- [WORK TO BE COMPLETED] Check each line of the material below for "with", then copy the ones that contain it.

──────── SOURCE DATA

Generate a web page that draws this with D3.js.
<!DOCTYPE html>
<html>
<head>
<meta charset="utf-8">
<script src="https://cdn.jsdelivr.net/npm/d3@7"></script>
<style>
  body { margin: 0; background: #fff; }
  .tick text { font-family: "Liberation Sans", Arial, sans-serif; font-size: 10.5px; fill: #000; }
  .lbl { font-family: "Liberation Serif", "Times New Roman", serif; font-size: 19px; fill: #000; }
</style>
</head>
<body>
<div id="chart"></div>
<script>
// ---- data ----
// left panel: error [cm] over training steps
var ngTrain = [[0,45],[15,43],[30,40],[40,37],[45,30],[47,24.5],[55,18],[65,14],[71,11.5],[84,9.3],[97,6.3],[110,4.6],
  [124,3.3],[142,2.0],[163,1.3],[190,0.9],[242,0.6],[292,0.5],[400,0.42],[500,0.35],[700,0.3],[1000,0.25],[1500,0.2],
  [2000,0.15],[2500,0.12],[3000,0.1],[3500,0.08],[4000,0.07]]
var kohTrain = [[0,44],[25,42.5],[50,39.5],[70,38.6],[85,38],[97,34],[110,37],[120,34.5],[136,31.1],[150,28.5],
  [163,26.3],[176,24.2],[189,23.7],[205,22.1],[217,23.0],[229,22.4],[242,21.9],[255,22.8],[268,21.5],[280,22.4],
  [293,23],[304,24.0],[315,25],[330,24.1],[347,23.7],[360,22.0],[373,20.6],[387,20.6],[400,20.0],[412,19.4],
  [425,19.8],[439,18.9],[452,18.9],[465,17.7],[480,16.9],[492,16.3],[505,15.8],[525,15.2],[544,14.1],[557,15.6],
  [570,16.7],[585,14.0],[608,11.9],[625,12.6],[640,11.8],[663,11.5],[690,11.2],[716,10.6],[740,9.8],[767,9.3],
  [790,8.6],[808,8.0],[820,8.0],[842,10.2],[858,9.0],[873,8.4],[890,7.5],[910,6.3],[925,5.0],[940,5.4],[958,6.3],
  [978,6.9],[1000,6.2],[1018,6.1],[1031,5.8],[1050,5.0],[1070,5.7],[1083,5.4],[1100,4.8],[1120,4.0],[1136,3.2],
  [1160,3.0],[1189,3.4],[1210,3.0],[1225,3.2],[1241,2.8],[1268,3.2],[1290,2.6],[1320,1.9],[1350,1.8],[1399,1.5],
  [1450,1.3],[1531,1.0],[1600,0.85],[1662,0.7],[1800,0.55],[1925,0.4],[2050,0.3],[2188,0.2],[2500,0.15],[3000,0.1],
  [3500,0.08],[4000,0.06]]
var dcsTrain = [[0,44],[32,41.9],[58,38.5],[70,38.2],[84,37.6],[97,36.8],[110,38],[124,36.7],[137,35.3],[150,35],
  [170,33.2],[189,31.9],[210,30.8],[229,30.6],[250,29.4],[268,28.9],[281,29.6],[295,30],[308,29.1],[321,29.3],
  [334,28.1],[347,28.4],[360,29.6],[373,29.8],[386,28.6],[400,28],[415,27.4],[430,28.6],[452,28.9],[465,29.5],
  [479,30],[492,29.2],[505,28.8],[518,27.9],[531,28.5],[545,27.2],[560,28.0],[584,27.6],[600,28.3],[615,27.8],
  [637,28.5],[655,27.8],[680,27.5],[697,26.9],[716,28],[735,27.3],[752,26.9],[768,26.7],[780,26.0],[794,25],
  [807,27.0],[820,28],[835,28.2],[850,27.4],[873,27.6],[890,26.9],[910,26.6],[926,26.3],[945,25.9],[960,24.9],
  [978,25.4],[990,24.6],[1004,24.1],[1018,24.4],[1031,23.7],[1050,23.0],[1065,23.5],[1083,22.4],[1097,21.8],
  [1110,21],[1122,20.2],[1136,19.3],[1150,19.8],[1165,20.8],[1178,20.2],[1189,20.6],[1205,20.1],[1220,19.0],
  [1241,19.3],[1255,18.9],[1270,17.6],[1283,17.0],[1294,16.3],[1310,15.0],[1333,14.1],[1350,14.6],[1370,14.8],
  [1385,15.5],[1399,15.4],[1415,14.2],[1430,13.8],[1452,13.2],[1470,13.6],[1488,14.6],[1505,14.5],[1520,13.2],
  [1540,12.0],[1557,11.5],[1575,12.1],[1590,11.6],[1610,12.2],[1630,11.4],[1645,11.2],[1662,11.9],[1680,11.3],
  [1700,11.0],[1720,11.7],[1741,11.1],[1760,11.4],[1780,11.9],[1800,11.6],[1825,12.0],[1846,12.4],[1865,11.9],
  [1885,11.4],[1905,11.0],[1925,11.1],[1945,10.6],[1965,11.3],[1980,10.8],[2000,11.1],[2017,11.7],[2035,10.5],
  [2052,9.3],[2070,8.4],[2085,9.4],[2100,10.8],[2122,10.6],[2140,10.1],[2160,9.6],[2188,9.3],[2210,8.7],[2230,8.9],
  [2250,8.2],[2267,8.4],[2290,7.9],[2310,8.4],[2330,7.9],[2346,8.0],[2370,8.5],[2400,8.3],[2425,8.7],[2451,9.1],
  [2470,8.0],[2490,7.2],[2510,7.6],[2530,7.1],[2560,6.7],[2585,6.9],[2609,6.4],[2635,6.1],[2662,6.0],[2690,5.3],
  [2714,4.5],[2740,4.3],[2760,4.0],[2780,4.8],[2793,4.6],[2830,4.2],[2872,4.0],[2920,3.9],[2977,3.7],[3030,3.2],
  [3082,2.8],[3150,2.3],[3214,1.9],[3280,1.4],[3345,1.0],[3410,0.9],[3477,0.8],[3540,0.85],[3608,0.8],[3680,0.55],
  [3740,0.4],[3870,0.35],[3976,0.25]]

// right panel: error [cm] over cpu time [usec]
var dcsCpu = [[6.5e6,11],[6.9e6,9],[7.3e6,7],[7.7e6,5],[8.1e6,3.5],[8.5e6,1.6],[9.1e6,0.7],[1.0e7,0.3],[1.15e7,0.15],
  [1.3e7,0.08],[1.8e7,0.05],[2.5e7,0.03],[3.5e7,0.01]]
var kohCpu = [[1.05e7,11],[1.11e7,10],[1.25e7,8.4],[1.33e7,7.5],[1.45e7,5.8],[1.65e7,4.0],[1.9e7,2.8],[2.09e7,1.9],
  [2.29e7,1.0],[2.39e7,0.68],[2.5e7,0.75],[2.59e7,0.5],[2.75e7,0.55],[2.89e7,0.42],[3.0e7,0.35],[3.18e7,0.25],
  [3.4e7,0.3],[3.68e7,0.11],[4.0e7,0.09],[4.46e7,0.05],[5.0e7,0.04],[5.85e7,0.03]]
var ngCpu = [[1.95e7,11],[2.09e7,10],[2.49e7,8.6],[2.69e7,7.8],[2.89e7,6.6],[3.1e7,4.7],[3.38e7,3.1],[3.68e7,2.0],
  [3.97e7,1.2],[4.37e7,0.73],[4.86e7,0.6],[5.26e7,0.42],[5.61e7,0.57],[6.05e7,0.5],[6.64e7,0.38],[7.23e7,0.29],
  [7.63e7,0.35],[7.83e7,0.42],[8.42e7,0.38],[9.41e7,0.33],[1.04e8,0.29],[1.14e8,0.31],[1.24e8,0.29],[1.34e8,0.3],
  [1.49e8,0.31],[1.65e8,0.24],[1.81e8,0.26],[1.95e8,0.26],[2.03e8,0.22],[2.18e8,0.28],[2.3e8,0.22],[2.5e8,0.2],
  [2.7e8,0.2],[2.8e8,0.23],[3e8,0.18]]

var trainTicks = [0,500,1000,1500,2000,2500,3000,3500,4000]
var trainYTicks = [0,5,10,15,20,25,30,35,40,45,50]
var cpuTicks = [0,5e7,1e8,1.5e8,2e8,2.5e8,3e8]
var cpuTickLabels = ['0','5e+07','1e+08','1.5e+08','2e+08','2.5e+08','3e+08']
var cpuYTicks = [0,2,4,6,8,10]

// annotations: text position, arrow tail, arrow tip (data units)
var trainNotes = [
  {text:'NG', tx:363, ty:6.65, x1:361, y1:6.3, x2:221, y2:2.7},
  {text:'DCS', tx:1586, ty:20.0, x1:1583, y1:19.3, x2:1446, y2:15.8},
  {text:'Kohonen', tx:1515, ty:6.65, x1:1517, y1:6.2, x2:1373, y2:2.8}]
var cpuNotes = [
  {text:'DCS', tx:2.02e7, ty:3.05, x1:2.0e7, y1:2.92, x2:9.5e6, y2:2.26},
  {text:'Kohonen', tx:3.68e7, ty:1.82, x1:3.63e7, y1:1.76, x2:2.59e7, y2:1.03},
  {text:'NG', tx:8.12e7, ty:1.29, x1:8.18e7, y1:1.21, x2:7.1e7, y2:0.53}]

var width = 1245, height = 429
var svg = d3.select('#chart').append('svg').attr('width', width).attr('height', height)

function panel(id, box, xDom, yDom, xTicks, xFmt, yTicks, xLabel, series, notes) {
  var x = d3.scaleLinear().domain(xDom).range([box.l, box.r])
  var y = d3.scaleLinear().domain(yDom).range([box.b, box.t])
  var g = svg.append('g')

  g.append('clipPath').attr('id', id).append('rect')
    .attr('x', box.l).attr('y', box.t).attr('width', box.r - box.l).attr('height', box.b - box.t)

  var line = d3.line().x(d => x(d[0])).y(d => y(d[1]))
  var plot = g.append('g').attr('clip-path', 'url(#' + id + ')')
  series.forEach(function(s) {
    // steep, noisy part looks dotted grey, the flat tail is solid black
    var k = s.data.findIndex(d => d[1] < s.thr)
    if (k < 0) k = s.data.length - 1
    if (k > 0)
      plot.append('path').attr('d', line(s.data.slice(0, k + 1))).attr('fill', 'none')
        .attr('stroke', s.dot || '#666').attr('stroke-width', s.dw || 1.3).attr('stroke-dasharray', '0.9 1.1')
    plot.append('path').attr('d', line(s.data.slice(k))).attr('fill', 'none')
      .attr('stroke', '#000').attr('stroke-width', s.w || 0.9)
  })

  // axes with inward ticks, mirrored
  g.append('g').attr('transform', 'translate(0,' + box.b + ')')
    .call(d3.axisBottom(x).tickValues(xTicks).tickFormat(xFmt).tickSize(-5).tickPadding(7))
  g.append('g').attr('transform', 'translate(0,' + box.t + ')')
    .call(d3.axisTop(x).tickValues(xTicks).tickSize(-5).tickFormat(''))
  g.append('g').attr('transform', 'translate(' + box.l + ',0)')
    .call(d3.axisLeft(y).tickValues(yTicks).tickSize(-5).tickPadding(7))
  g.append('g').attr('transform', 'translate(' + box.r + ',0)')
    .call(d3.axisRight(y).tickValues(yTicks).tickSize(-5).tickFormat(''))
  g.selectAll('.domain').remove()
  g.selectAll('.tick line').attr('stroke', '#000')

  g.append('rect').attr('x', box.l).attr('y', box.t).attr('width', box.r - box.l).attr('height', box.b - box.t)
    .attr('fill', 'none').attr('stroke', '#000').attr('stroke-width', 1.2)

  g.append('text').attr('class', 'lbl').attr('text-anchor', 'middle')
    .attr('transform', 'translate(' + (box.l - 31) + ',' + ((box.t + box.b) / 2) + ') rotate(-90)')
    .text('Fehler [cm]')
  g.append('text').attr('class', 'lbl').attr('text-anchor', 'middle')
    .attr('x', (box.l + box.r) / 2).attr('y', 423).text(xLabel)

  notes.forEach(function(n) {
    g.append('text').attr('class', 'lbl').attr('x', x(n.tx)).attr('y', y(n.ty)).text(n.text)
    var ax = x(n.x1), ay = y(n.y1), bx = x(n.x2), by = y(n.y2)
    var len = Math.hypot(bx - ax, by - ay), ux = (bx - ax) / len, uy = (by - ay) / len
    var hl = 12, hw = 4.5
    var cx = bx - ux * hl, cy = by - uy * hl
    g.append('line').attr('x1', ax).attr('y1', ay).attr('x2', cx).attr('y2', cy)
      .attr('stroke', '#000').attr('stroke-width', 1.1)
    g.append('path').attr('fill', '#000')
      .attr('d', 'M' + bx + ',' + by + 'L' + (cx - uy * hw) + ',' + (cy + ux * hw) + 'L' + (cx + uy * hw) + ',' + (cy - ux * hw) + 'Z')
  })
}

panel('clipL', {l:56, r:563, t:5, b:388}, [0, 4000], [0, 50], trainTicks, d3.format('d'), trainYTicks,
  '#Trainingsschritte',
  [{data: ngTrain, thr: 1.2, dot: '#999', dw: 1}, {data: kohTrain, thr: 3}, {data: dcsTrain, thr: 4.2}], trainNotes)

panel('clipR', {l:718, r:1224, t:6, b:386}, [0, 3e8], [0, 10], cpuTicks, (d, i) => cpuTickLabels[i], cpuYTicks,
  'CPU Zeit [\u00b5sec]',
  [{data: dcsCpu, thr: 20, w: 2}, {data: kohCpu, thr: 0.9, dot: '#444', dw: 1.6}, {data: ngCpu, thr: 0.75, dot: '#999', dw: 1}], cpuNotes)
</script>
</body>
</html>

────────────────

- [EXERCISE ANSWER]
Generate a web page that draws this with D3.js.
  // axes with inward ticks, mirrored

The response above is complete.